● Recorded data
* * *
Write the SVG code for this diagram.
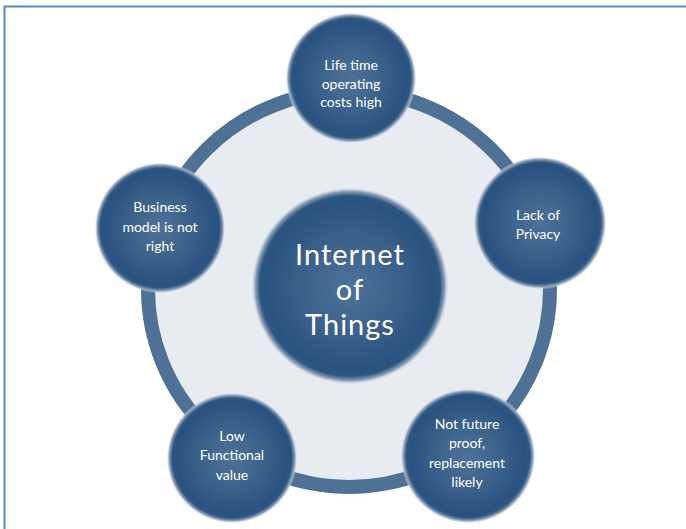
<svg xmlns="http://www.w3.org/2000/svg" width="686" height="529" viewBox="0 0 686 529">
<defs>
<radialGradient id="nodeGrad" cx="50%" cy="50%" r="50%">
<stop offset="0" stop-color="#4f7299"/>
<stop offset="0.55" stop-color="#395f8a"/>
<stop offset="0.86" stop-color="#2a5280"/>
<stop offset="0.92" stop-color="#2e5681"/>
<stop offset="0.965" stop-color="#8a9db8"/>
<stop offset="1" stop-color="#d6dce6" stop-opacity="0.3"/>
</radialGradient>
<style>
.node{fill:url(#nodeGrad);}
.lbl{font-family:Lato,"Open Sans","Liberation Sans",sans-serif;font-size:14px;fill:#ffffff;text-anchor:middle;}
.big{font-family:Lato,"Open Sans","Liberation Sans",sans-serif;font-size:29px;letter-spacing:1px;fill:#ffffff;text-anchor:middle;}
</style>
</defs>
<rect width="686" height="529" fill="#ffffff"/>
<path d="M4.5,529 V6.5 H686" fill="none" stroke="#5a87c0" stroke-width="2"/>
<g id="connectors">
<ellipse id="ring" cx="349" cy="289" rx="201" ry="198" fill="#e8ebf0" stroke="#4f7196" stroke-width="14"/>
</g>
<g id="center">
<circle class="node" cx="350" cy="286" r="98"/>
<text class="big" x="350" y="265">Internet</text>
<text class="big" x="350" y="300">of</text>
<text class="big" x="350" y="335">Things</text>
</g>
<g id="n-lifetime">
<circle class="node" cx="351" cy="78" r="65"/>
<text class="lbl" x="351" y="70">Life time</text>
<text class="lbl" x="351" y="89">operating</text>
<text class="lbl" x="351" y="107">costs high</text>
</g>
<g id="n-privacy">
<circle class="node" cx="540" cy="223" r="66"/>
<text class="lbl" x="538" y="220">Lack of</text>
<text class="lbl" x="538" y="239">Privacy</text>
</g>
<g id="n-future">
<circle class="node" cx="468" cy="456" r="67"/>
<text class="lbl" x="467" y="429">Not future</text>
<text class="lbl" x="467" y="448">proof,</text>
<text class="lbl" x="467" y="468">replacement</text>
<text class="lbl" x="467" y="487">likely</text>
</g>
<g id="n-low">
<circle class="node" cx="232" cy="458" r="65"/>
<text class="lbl" x="232" y="441">Low</text>
<text class="lbl" x="232" y="460">Functional</text>
<text class="lbl" x="232" y="480">value</text>
</g>
<g id="n-business">
<circle class="node" cx="160" cy="228" r="65"/>
<text class="lbl" x="160" y="212">Business</text>
<text class="lbl" x="160" y="232">model is not</text>
<text class="lbl" x="160" y="251">right</text>
</g>
</svg>
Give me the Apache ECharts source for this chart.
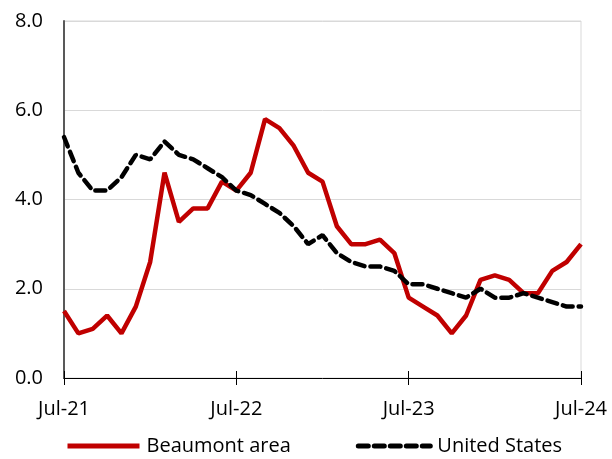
<!DOCTYPE html>
<html>
<head>
<meta charset="utf-8">
<script src="https://cdn.jsdelivr.net/npm/echarts@6/dist/echarts.min.js"></script>
<style>
    html, body { margin: 0; padding: 0; background: #fff; }
    #chart { width: 612px; height: 459px; }
</style>
</head>
<body>
<div id="chart"></div>
<script>
// 月份 Jul-21 .. Jul-24
var months = [
    "Jul-21", "Aug-21", "Sep-21", "Oct-21", "Nov-21", "Dec-21",
    "Jan-22", "Feb-22", "Mar-22", "Apr-22", "May-22", "Jun-22",
    "Jul-22", "Aug-22", "Sep-22", "Oct-22", "Nov-22", "Dec-22",
    "Jan-23", "Feb-23", "Mar-23", "Apr-23", "May-23", "Jun-23",
    "Jul-23", "Aug-23", "Sep-23", "Oct-23", "Nov-23", "Dec-23",
    "Jan-24", "Feb-24", "Mar-24", "Apr-24", "May-24", "Jun-24",
    "Jul-24"
];

var beaumont = [
    1.5, 1.0, 1.1, 1.4, 1.0, 1.6,
    2.6, 4.6, 3.5, 3.8, 3.8, 4.4,
    4.2, 4.6, 5.8, 5.6, 5.2, 4.6,
    4.4, 3.4, 3.0, 3.0, 3.1, 2.8,
    1.8, 1.6, 1.4, 1.0, 1.4, 2.2,
    2.3, 2.2, 1.9, 1.9, 2.4, 2.6,
    3.0
];

var unitedStates = [
    5.4, 4.6, 4.2, 4.2, 4.5, 5.0,
    4.9, 5.3, 5.0, 4.9, 4.7, 4.5,
    4.2, 4.1, 3.9, 3.7, 3.4, 3.0,
    3.2, 2.8, 2.6, 2.5, 2.5, 2.4,
    2.1, 2.1, 2.0, 1.9, 1.8, 2.0,
    1.8, 1.8, 1.9, 1.8, 1.7, 1.6,
    1.6
];

var yTicks = [0, 2, 4, 6, 8];

var fontName = "'Open Sans', sans-serif";

var chart = echarts.init(document.getElementById("chart"));

var option = {
    animation: false,
    grid: {
        left: 64,
        right: 31,
        top: 21,
        bottom: 81,
        show: true,
        borderColor: '#d9d9d9',
        borderWidth: 1
    },
    legend: {
        top: 436,
        left: 65,
        itemWidth: 72,
        itemHeight: 12,
        itemGap: 65,
        padding: 0,
        itemStyle: { opacity: 0 },
        lineStyle: { width: 5 },
        textStyle: {
            fontFamily: fontName,
            fontSize: 20,
            color: '#000',
            padding: [0, 0, 0, 2]
        },
        data: ['Beaumont area', 'United States']
    },
    xAxis: [
        {
            type: 'category',
            data: months,
            boundaryGap: false,
            axisLine: { lineStyle: { color: '#000', width: 1 } },
            axisTick: { interval: 11, length: 7, lineStyle: { color: '#000' } },
            axisLabel: {
                interval: 11,
                fontFamily: fontName,
                fontSize: 20,
                color: '#000',
                margin: 21
            },
            splitLine: { show: false }
        },
        {
            // 刻度线向上的部分
            type: 'category',
            data: months,
            position: 'bottom',
            boundaryGap: false,
            axisLine: { show: false },
            axisTick: { inside: true, interval: 11, length: 7, lineStyle: { color: '#000' } },
            axisLabel: { show: false },
            splitLine: { show: false }
        }
    ],
    yAxis: {
        type: 'value',
        min: yTicks[0],
        max: yTicks[yTicks.length - 1],
        interval: 2,
        axisLine: { show: true, lineStyle: { color: '#595959', width: 2 } },
        axisTick: { show: false },
        axisLabel: {
            fontFamily: fontName,
            fontSize: 20,
            color: '#000',
            margin: 21,
            formatter: function (v) { return v.toFixed(1); }
        },
        splitLine: { lineStyle: { color: '#d9d9d9', width: 1 } }
    },
    series: [
        {
            name: 'Beaumont area',
            type: 'line',
            data: beaumont,
            symbol: 'none',
            lineStyle: { color: '#c00000', width: 4.5 },
            itemStyle: { color: '#c00000' },
            z: 3
        },
        {
            name: 'United States',
            type: 'line',
            data: unitedStates,
            symbol: 'none',
            lineStyle: { color: '#000', width: 4.5, type: [10, 6], cap: 'round' },
            itemStyle: { color: '#000' },
            z: 4
        }
    ]
};

chart.setOption(option);
</script>
</body>
</html>
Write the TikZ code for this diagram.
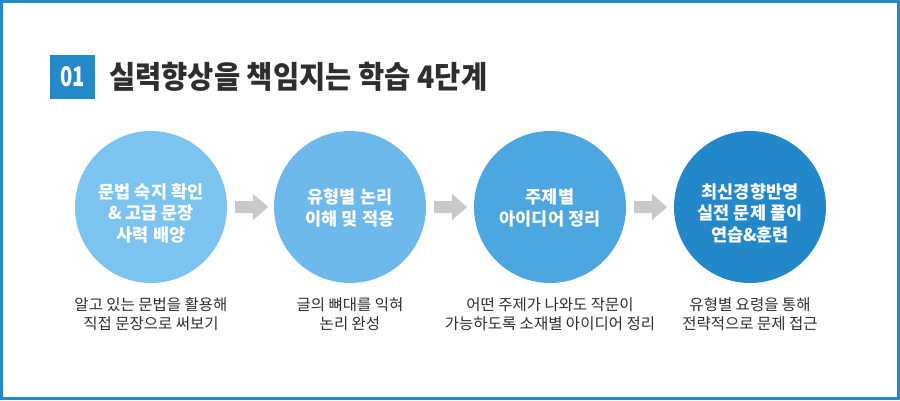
* * *
● Problem to solve
Transcribe the records above exactly as they appear, leaving out any pictures.

● Result below
Write the SVG code for this diagram.
<svg xmlns="http://www.w3.org/2000/svg" width="686" height="529" viewBox="0 0 686 529">
<defs>
<radialGradient id="nodeGrad" cx="50%" cy="50%" r="50%">
<stop offset="0" stop-color="#4f7299"/>
<stop offset="0.55" stop-color="#395f8a"/>
<stop offset="0.86" stop-color="#2a5280"/>
<stop offset="0.92" stop-color="#2e5681"/>
<stop offset="0.965" stop-color="#8a9db8"/>
<stop offset="1" stop-color="#d6dce6" stop-opacity="0.3"/>
</radialGradient>
<style>
.node{fill:url(#nodeGrad);}
.lbl{font-family:Lato,"Open Sans","Liberation Sans",sans-serif;font-size:14px;fill:#ffffff;text-anchor:middle;}
.big{font-family:Lato,"Open Sans","Liberation Sans",sans-serif;font-size:29px;letter-spacing:1px;fill:#ffffff;text-anchor:middle;}
</style>
</defs>
<rect width="686" height="529" fill="#ffffff"/>
<path d="M4.5,529 V6.5 H686" fill="none" stroke="#5a87c0" stroke-width="2"/>
<g id="connectors">
<ellipse id="ring" cx="349" cy="289" rx="201" ry="198" fill="#e8ebf0" stroke="#4f7196" stroke-width="14"/>
</g>
<g id="center">
<circle class="node" cx="350" cy="286" r="98"/>
<text class="big" x="350" y="265">Internet</text>
<text class="big" x="350" y="300">of</text>
<text class="big" x="350" y="335">Things</text>
</g>
<g id="n-lifetime">
<circle class="node" cx="351" cy="78" r="65"/>
<text class="lbl" x="351" y="70">Life time</text>
<text class="lbl" x="351" y="89">operating</text>
<text class="lbl" x="351" y="107">costs high</text>
</g>
<g id="n-privacy">
<circle class="node" cx="540" cy="223" r="66"/>
<text class="lbl" x="538" y="220">Lack of</text>
<text class="lbl" x="538" y="239">Privacy</text>
</g>
<g id="n-future">
<circle class="node" cx="468" cy="456" r="67"/>
<text class="lbl" x="467" y="429">Not future</text>
<text class="lbl" x="467" y="448">proof,</text>
<text class="lbl" x="467" y="468">replacement</text>
<text class="lbl" x="467" y="487">likely</text>
</g>
<g id="n-low">
<circle class="node" cx="232" cy="458" r="65"/>
<text class="lbl" x="232" y="441">Low</text>
<text class="lbl" x="232" y="460">Functional</text>
<text class="lbl" x="232" y="480">value</text>
</g>
<g id="n-business">
<circle class="node" cx="160" cy="228" r="65"/>
<text class="lbl" x="160" y="212">Business</text>
<text class="lbl" x="160" y="232">model is not</text>
<text class="lbl" x="160" y="251">right</text>
</g>
</svg>
Give me the Apache ECharts source for this chart.
<!DOCTYPE html>
<html>
<head>
<meta charset="utf-8">
<script src="https://cdn.jsdelivr.net/npm/echarts@6/dist/echarts.min.js"></script>
<style>
    html, body { margin: 0; padding: 0; background: #fff; }
    #chart { width: 612px; height: 459px; }
</style>
</head>
<body>
<div id="chart"></div>
<script>
// 月份 Jul-21 .. Jul-24
var months = [
    "Jul-21", "Aug-21", "Sep-21", "Oct-21", "Nov-21", "Dec-21",
    "Jan-22", "Feb-22", "Mar-22", "Apr-22", "May-22", "Jun-22",
    "Jul-22", "Aug-22", "Sep-22", "Oct-22", "Nov-22", "Dec-22",
    "Jan-23", "Feb-23", "Mar-23", "Apr-23", "May-23", "Jun-23",
    "Jul-23", "Aug-23", "Sep-23", "Oct-23", "Nov-23", "Dec-23",
    "Jan-24", "Feb-24", "Mar-24", "Apr-24", "May-24", "Jun-24",
    "Jul-24"
];

var beaumont = [
    1.5, 1.0, 1.1, 1.4, 1.0, 1.6,
    2.6, 4.6, 3.5, 3.8, 3.8, 4.4,
    4.2, 4.6, 5.8, 5.6, 5.2, 4.6,
    4.4, 3.4, 3.0, 3.0, 3.1, 2.8,
    1.8, 1.6, 1.4, 1.0, 1.4, 2.2,
    2.3, 2.2, 1.9, 1.9, 2.4, 2.6,
    3.0
];

var unitedStates = [
    5.4, 4.6, 4.2, 4.2, 4.5, 5.0,
    4.9, 5.3, 5.0, 4.9, 4.7, 4.5,
    4.2, 4.1, 3.9, 3.7, 3.4, 3.0,
    3.2, 2.8, 2.6, 2.5, 2.5, 2.4,
    2.1, 2.1, 2.0, 1.9, 1.8, 2.0,
    1.8, 1.8, 1.9, 1.8, 1.7, 1.6,
    1.6
];

var yTicks = [0, 2, 4, 6, 8];

var fontName = "'Open Sans', sans-serif";

var chart = echarts.init(document.getElementById("chart"));

var option = {
    animation: false,
    grid: {
        left: 64,
        right: 31,
        top: 21,
        bottom: 81,
        show: true,
        borderColor: '#d9d9d9',
        borderWidth: 1
    },
    legend: {
        top: 436,
        left: 65,
        itemWidth: 72,
        itemHeight: 12,
        itemGap: 65,
        padding: 0,
        itemStyle: { opacity: 0 },
        lineStyle: { width: 5 },
        textStyle: {
            fontFamily: fontName,
            fontSize: 20,
            color: '#000',
            padding: [0, 0, 0, 2]
        },
        data: ['Beaumont area', 'United States']
    },
    xAxis: [
        {
            type: 'category',
            data: months,
            boundaryGap: false,
            axisLine: { lineStyle: { color: '#000', width: 1 } },
            axisTick: { interval: 11, length: 7, lineStyle: { color: '#000' } },
            axisLabel: {
                interval: 11,
                fontFamily: fontName,
                fontSize: 20,
                color: '#000',
                margin: 21
            },
            splitLine: { show: false }
        },
        {
            // 刻度线向上的部分
            type: 'category',
            data: months,
            position: 'bottom',
            boundaryGap: false,
            axisLine: { show: false },
            axisTick: { inside: true, interval: 11, length: 7, lineStyle: { color: '#000' } },
            axisLabel: { show: false },
            splitLine: { show: false }
        }
    ],
    yAxis: {
        type: 'value',
        min: yTicks[0],
        max: yTicks[yTicks.length - 1],
        interval: 2,
        axisLine: { show: true, lineStyle: { color: '#595959', width: 2 } },
        axisTick: { show: false },
        axisLabel: {
            fontFamily: fontName,
            fontSize: 20,
            color: '#000',
            margin: 21,
            formatter: function (v) { return v.toFixed(1); }
        },
        splitLine: { lineStyle: { color: '#d9d9d9', width: 1 } }
    },
    series: [
        {
            name: 'Beaumont area',
            type: 'line',
            data: beaumont,
            symbol: 'none',
            lineStyle: { color: '#c00000', width: 4.5 },
            itemStyle: { color: '#c00000' },
            z: 3
        },
        {
            name: 'United States',
            type: 'line',
            data: unitedStates,
            symbol: 'none',
            lineStyle: { color: '#000', width: 4.5, type: [10, 6], cap: 'round' },
            itemStyle: { color: '#000' },
            z: 4
        }
    ]
};

chart.setOption(option);
</script>
</body>
</html>
Write the TikZ code for this diagram.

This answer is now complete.